Lebanon seems a country in the grip of permanent crisis. In recent years it has suffered blow after blow, from Rafiq Hariri's assassination in 2005, to the 2006 July War, to the current Syrian conflict, which has brought a million refugees streaming into the country.
This is an account not just of Lebanon's high politics, with its endless rows, walk-outs, machinations and foreign alliances, but also of the politics of everyday life: all the stresses and strains the country's inhabitants face, from electricity black-outs and uncollected rubbish to stagnating wages and property bubbles. Andrew Arsan moves between parliament and the public squares where protesters gather, between luxury high-rises and refugee camps, and between expensive nightclubs and seafront promenades, providing a comprehensive view of Lebanon in the twenty-first century.
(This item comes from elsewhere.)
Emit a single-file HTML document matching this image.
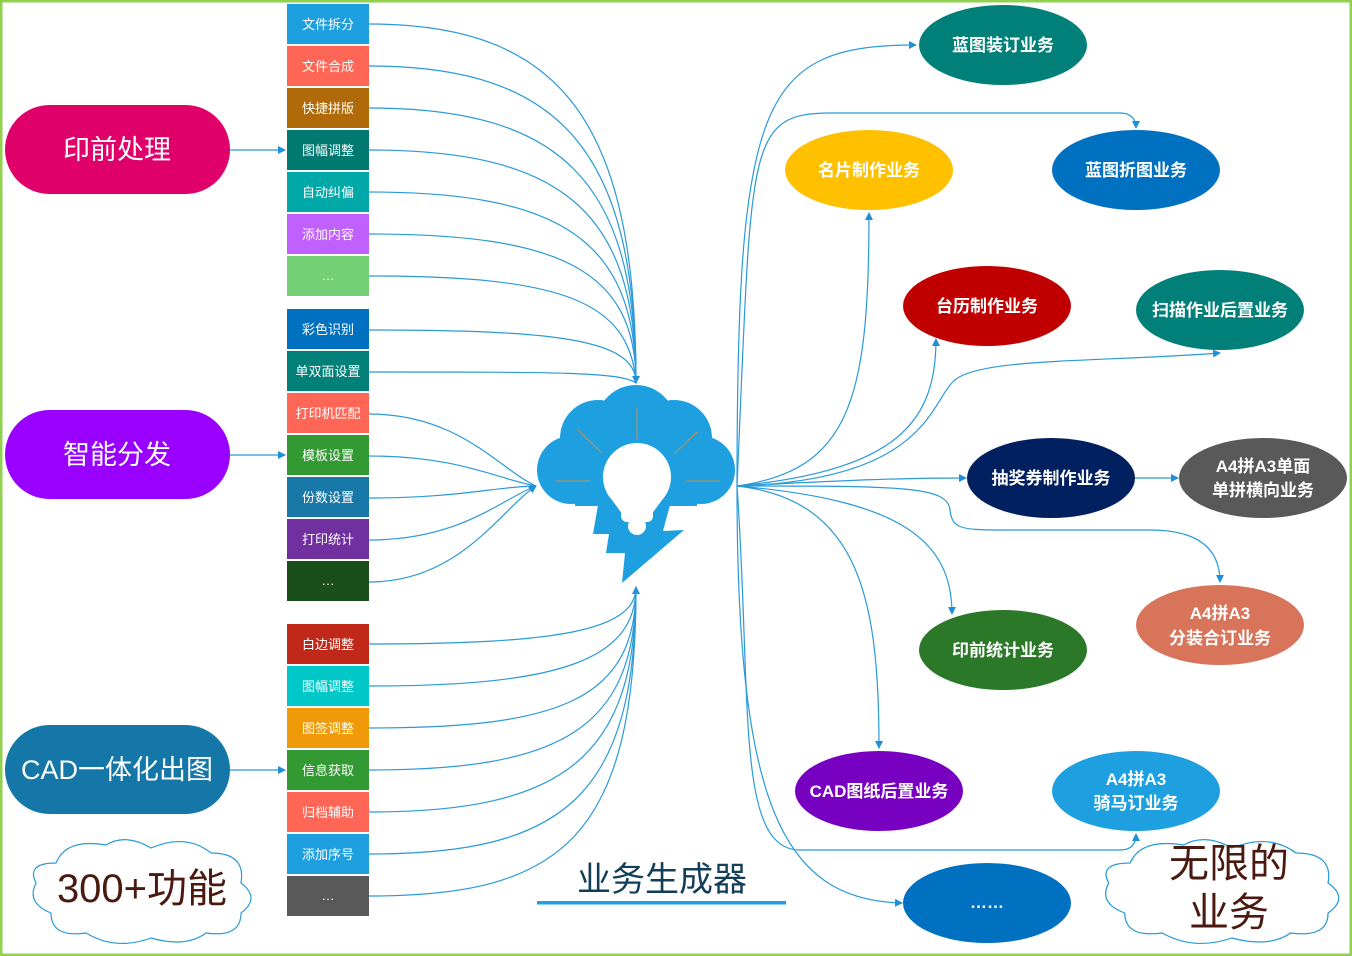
<!DOCTYPE html>
<html><head><meta charset="utf-8"><style>
html,body{margin:0;padding:0;background:#fff}
svg{display:block}
text{font-family:"Liberation Sans","Noto Sans CJK SC",sans-serif}
</style></head><body>
<svg width="1352" height="956" viewBox="0 0 1352 956" xmlns="http://www.w3.org/2000/svg">
<defs>
<marker id="ar" markerWidth="8" markerHeight="8" refX="7" refY="4" orient="auto" markerUnits="userSpaceOnUse"><path d="M0,0 L8,4 L0,8 Z" fill="#1e90d8"/></marker>
</defs>
<rect x="1" y="1" width="1350" height="954" fill="#fff" stroke="#92d050" stroke-width="3"/>

<g fill="none" stroke="#2a9ad8" stroke-width="1.2">
<path d="M369,24 C560,24 636,120 636,383"/>
<path d="M369,66 C560,66 636,150 636,383"/>
<path d="M369,108 C560,108 636,180 636,383"/>
<path d="M369,150 C560,150 636,210 636,383"/>
<path d="M369,192 C560,192 636,240 636,383"/>
<path d="M369,234 C560,234 636,270 636,383"/>
<path d="M369,276 C560,276 630,300 636,383"/>
<path d="M369,330 C560,330 636,340 636,383" marker-end="url(#ar)"/>
<path d="M369,372 C560,372 620,372 636,383"/>
<path d="M369,414 C460,414 500,470 536,486"/>
<path d="M369,456 C460,456 500,480 536,486"/>
<path d="M369,498 C460,498 500,486 536,486"/>
<path d="M369,540 C460,540 500,500 536,486"/>
<path d="M369,582 C460,582 500,510 536,486" marker-end="url(#ar)"/>
<path d="M369,644 C560,644 636,630 636,587" marker-end="url(#ar)"/>
<path d="M369,686 C560,686 636,660 636,587"/>
<path d="M369,728 C560,728 636,700 636,587"/>
<path d="M369,770 C560,770 636,730 636,587"/>
<path d="M369,812 C560,812 636,760 636,587"/>
<path d="M369,854 C560,854 636,800 636,587"/>
<path d="M369,896 C560,896 636,840 636,587"/>
<path d="M230,150 L285,150" marker-end="url(#ar)"/>
<path d="M230,455 L285,455" marker-end="url(#ar)"/>
<path d="M230,770 L285,770" marker-end="url(#ar)"/>
</g>

<g fill="none" stroke="#2a9ad8" stroke-width="1.2">
<path d="M737,486 C737,100 760,45 916,45" marker-end="url(#ar)"/>
<path d="M737,486 C752,150 745,113 830,113 L1120,113 C1130,113 1136,118 1136,128" marker-end="url(#ar)"/>
<path d="M737,486 C850,470 869,400 869,213" marker-end="url(#ar)"/>
<path d="M737,486 C900,470 936,420 936,339" marker-end="url(#ar)"/>
<path d="M737,486 C930,480 930,400 955,380 C980,358 1100,362 1220,353" marker-end="url(#ar)"/>
<path d="M737,486 C850,480 900,478 966,478" marker-end="url(#ar)"/>
<path d="M1135,478 L1178,478" marker-end="url(#ar)"/>
<path d="M737,486 C900,486 948,486 950,510 C952,528 960,530 1000,530 L1150,530 C1200,530 1220,550 1220,582" marker-end="url(#ar)"/>
<path d="M737,486 C900,500 952,540 952,614" marker-end="url(#ar)"/>
<path d="M737,486 C860,500 879,600 879,748" marker-end="url(#ar)"/>
<path d="M737,486 C752,700 735,850 800,850 L1120,850 C1130,850 1136,845 1136,834" marker-end="url(#ar)"/>
<path d="M737,486 C737,800 780,900 902,903" marker-end="url(#ar)"/>
</g>

<rect x="5" y="105" width="225" height="89" rx="44.5" fill="#e0006a"/>
<text x="117" y="159" font-size="27" fill="#fff" text-anchor="middle">印前处理</text>
<rect x="5" y="410" width="225" height="89" rx="44.5" fill="#9900ff"/>
<text x="117" y="464" font-size="27" fill="#fff" text-anchor="middle">智能分发</text>
<rect x="5" y="725" width="225" height="89" rx="44.5" fill="#1577a8"/>
<text x="117" y="779" font-size="27" fill="#fff" text-anchor="middle">CAD一体化出图</text>

<g font-size="13" fill="#fff" text-anchor="middle">
<rect x="287" y="4" width="82" height="40" fill="#1ea0e0"/><text x="328" y="29">文件拆分</text>
<rect x="287" y="46" width="82" height="40" fill="#ff6655"/><text x="328" y="71">文件合成</text>
<rect x="287" y="88" width="82" height="40" fill="#b06a08"/><text x="328" y="113">快捷拼版</text>
<rect x="287" y="130" width="82" height="40" fill="#007a70"/><text x="328" y="155">图幅调整</text>
<rect x="287" y="172" width="82" height="40" fill="#00a8a8"/><text x="328" y="197">自动纠偏</text>
<rect x="287" y="214" width="82" height="40" fill="#c060ff"/><text x="328" y="239">添加内容</text>
<rect x="287" y="256" width="82" height="40" fill="#74d074"/><text x="328" y="280">…</text>

<rect x="287" y="309" width="82" height="40" fill="#0070c0"/><text x="328" y="334">彩色识别</text>
<rect x="287" y="351" width="82" height="40" fill="#008078"/><text x="328" y="376">单双面设置</text>
<rect x="287" y="393" width="82" height="40" fill="#ff6655"/><text x="328" y="418">打印机匹配</text>
<rect x="287" y="435" width="82" height="40" fill="#339933"/><text x="328" y="460">模板设置</text>
<rect x="287" y="477" width="82" height="40" fill="#1878a8"/><text x="328" y="502">份数设置</text>
<rect x="287" y="519" width="82" height="40" fill="#7030a0"/><text x="328" y="544">打印统计</text>
<rect x="287" y="561" width="82" height="40" fill="#1a4e1a"/><text x="328" y="585">…</text>

<rect x="287" y="624" width="82" height="40" fill="#c0281a"/><text x="328" y="649">白边调整</text>
<rect x="287" y="666" width="82" height="40" fill="#00c8c8"/><text x="328" y="691">图幅调整</text>
<rect x="287" y="708" width="82" height="40" fill="#f09a0a"/><text x="328" y="733">图签调整</text>
<rect x="287" y="750" width="82" height="40" fill="#339933"/><text x="328" y="775">信息获取</text>
<rect x="287" y="792" width="82" height="40" fill="#ff6655"/><text x="328" y="817">归档辅助</text>
<rect x="287" y="834" width="82" height="40" fill="#1ea0e0"/><text x="328" y="859">添加序号</text>
<rect x="287" y="876" width="82" height="40" fill="#595959"/><text x="328" y="900">…</text>
</g>

<g fill="#1ea0e0">
<circle cx="571" cy="470" r="34"/>
<circle cx="598" cy="438" r="38"/>
<circle cx="636" cy="425" r="40"/>
<circle cx="674" cy="438" r="38"/>
<circle cx="701" cy="470" r="34"/>
<rect x="575" y="440" width="122" height="66"/>
<polygon points="598,505 593,534 609,534 606,553 625,553 622,583 684,530 663,531 670,505"/>
</g>
<g stroke="#c09050" stroke-width="1">
<line x1="637" y1="408" x2="637" y2="440"/>
<line x1="578" y1="430" x2="602" y2="453"/>
<line x1="697" y1="432" x2="674" y2="454"/>
<line x1="556" y1="481" x2="590" y2="481"/>
<line x1="686" y1="481" x2="720" y2="481"/>
</g>
<g fill="#fff">
<circle cx="637" cy="477" r="34"/>
<path d="M612,500 L662,500 L651,515 L623,515 Z"/>
<rect x="621" y="508" width="32" height="14" rx="6"/>
<circle cx="637" cy="526" r="9"/>
</g>

<text x="662" y="891" font-size="34" fill="#123e58" text-anchor="middle">业务生成器</text>
<rect x="537" y="901" width="249" height="3.5" fill="#1ea0e0"/>

<g font-size="17" font-weight="bold" fill="#fff" text-anchor="middle">
<ellipse cx="1003" cy="45" rx="84" ry="40" fill="#008078"/><text x="1003" y="51">蓝图装订业务</text>
<ellipse cx="869" cy="170" rx="84" ry="40" fill="#ffc000"/><text x="869" y="176">名片制作业务</text>
<ellipse cx="1136" cy="170" rx="84" ry="40" fill="#0070c0"/><text x="1136" y="176">蓝图折图业务</text>
<ellipse cx="987" cy="306" rx="84" ry="40" fill="#c00000"/><text x="987" y="312">台历制作业务</text>
<ellipse cx="1220" cy="310" rx="84" ry="40" fill="#008078"/><text x="1220" y="316">扫描作业后置业务</text>
<ellipse cx="1051" cy="478" rx="84" ry="40" fill="#002060"/><text x="1051" y="484">抽奖券制作业务</text>
<ellipse cx="1263" cy="478" rx="84" ry="40" fill="#595959"/><text x="1263" y="472">A4拼A3单面</text><text x="1263" y="496">单拼横向业务</text>
<ellipse cx="1220" cy="625" rx="84" ry="40" fill="#d8745a"/><text x="1220" y="619">A4拼A3</text><text x="1220" y="644">分装合订业务</text>
<ellipse cx="1003" cy="650" rx="84" ry="40" fill="#2a7828"/><text x="1003" y="656">印前统计业务</text>
<ellipse cx="879" cy="791" rx="84" ry="40" fill="#7800c0"/><text x="879" y="797">CAD图纸后置业务</text>
<ellipse cx="1136" cy="791" rx="84" ry="40" fill="#1ea0e0"/><text x="1136" y="785">A4拼A3</text><text x="1136" y="809">骑马订业务</text>
<ellipse cx="987" cy="903" rx="84" ry="40" fill="#0070c0"/><text x="987" y="908">……</text>
</g>

<g fill="#fff" stroke="#2a9ad8" stroke-width="1.2">
<path transform="translate(26,833)" d="M30,30 Q40,5 80,12 Q100,0 125,15 Q160,0 185,20 Q220,20 215,50 Q235,65 215,80 Q215,105 180,100 Q160,115 125,105 Q90,118 60,100 Q25,105 25,80 Q0,70 10,50 Q0,30 30,30 Z"/>
<path transform="translate(1098,833) scale(1.07,1)" d="M30,30 Q40,5 80,12 Q100,0 125,15 Q160,0 185,20 Q220,20 215,50 Q235,65 215,80 Q215,105 180,100 Q160,115 125,105 Q90,118 60,100 Q25,105 25,80 Q0,70 10,50 Q0,30 30,30 Z"/>
</g>
<text x="142" y="902" font-size="40" fill="#4a1a10" text-anchor="middle">300+功能</text>
<text x="1229" y="877" font-size="40" fill="#4a1a10" text-anchor="middle">无限的</text>
<text x="1229" y="926" font-size="40" fill="#4a1a10" text-anchor="middle">业务</text>
</svg>
</body></html>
Where others have treated Lebanon's woes as exceptional, a by-product of its sectarianism and particular vulnerability to regional crises, Arsan argues that there is nothing particular about Lebanon's predicament. Rather, it is a country of the age--one of neoliberal economics, populist fervor, forced displacement, rising xenophobia, and public disillusion. Lebanon, in short, offers us a lens through which to look on our times.

About the Author

Andrew Arsan is University Lecturer in Modern Middle Eastern History at the University of Cambridge and a fellow of St John's College, Cambridge. His first book, Interlopers of Empire: The Lebanese Diaspora in Colonial French West Africa was joint winner of the 2015 Royal Historical Society Gladstone Prize.